MATERIALS PROVIDED:
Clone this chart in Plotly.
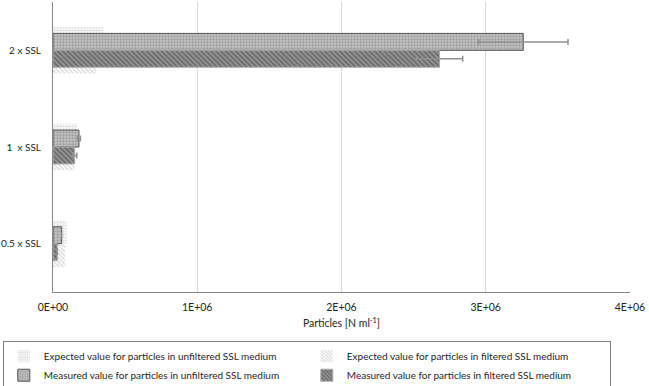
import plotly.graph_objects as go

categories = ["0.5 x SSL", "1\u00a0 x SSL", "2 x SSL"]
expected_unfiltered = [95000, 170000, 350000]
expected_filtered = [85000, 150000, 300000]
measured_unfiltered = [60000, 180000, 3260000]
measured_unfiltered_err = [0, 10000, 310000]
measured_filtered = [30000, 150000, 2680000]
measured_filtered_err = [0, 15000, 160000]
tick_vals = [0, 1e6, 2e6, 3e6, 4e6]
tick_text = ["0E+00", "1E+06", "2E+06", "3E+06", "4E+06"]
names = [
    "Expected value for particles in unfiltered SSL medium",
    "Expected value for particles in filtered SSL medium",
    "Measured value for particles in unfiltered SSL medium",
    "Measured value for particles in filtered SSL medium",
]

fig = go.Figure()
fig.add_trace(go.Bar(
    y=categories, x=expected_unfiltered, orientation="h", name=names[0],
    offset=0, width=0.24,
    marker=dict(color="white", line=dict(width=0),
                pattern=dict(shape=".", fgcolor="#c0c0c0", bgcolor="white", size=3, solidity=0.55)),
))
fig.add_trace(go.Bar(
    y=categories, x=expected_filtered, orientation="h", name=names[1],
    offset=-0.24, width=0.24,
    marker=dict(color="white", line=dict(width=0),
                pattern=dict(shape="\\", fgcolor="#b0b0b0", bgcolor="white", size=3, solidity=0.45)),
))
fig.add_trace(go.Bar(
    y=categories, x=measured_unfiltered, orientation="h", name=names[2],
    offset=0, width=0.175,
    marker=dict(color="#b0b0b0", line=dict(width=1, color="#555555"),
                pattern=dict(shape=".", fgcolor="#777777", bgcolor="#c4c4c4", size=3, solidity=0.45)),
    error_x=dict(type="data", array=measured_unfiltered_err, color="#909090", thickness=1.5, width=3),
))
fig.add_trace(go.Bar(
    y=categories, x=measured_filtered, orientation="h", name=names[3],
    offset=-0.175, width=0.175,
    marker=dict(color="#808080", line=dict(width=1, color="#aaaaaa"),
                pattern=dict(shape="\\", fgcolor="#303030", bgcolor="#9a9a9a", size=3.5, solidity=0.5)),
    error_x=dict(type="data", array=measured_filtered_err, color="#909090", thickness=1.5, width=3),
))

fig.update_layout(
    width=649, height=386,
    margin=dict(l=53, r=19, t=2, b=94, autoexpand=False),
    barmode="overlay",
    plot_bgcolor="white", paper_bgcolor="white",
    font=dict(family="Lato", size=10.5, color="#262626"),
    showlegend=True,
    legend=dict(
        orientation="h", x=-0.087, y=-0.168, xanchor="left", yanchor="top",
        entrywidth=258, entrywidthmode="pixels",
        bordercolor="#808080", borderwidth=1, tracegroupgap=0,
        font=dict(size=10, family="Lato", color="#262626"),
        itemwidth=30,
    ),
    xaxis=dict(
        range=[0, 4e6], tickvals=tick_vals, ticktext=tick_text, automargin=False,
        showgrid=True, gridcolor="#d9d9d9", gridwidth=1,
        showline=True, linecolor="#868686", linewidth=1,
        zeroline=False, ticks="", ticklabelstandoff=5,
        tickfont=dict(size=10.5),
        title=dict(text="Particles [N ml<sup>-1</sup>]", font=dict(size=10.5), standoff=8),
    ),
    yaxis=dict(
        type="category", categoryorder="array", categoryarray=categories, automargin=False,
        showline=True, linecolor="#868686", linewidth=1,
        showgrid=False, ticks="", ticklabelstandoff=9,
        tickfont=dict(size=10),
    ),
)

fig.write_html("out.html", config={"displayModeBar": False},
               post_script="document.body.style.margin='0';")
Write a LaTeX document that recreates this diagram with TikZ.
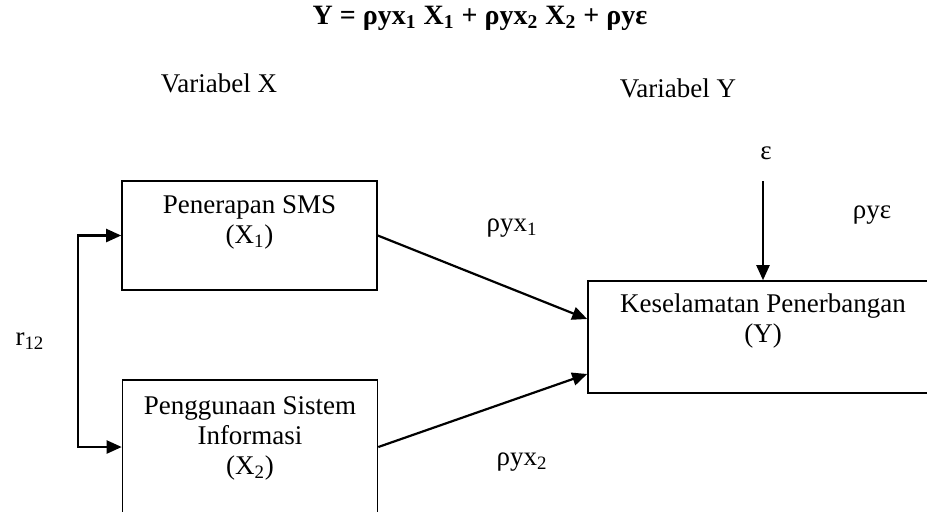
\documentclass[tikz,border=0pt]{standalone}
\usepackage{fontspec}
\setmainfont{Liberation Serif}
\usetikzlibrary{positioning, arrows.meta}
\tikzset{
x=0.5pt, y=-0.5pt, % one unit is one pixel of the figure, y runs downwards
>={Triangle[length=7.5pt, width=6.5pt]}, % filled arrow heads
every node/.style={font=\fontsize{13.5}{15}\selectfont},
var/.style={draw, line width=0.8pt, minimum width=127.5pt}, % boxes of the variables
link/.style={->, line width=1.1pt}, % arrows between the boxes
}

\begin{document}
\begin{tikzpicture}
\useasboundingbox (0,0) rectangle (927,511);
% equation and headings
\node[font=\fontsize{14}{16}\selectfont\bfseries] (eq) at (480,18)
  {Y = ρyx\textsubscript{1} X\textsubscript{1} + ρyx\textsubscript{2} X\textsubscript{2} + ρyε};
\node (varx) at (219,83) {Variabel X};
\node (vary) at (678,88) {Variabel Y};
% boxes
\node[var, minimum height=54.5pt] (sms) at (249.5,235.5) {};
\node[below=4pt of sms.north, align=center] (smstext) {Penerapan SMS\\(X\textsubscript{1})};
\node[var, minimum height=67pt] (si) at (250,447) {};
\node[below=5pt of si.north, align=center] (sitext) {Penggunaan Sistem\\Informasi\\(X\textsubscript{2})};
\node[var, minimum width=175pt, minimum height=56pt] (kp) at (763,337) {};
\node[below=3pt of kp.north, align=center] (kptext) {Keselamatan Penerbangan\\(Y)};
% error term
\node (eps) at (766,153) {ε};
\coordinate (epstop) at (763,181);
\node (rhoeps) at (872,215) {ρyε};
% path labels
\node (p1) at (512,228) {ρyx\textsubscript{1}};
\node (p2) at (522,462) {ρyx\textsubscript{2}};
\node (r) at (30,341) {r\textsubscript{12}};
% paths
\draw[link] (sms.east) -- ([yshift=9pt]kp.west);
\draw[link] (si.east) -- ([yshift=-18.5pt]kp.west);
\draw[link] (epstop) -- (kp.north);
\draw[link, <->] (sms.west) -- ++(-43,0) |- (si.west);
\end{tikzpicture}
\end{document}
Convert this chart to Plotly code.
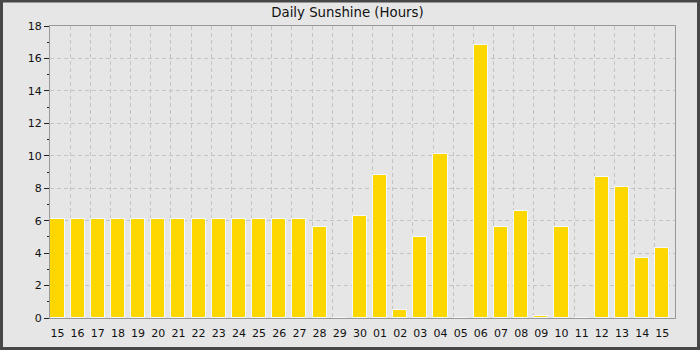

WHAT IS NEEDED: Give again, please, precisely the lines that begin the records and run through the line with "import plotly.graph_objects as go" in it, keeping both end lines and dropping any pictures.

TASK ANSWER:
Clone this chart in Plotly.
import plotly.graph_objects as go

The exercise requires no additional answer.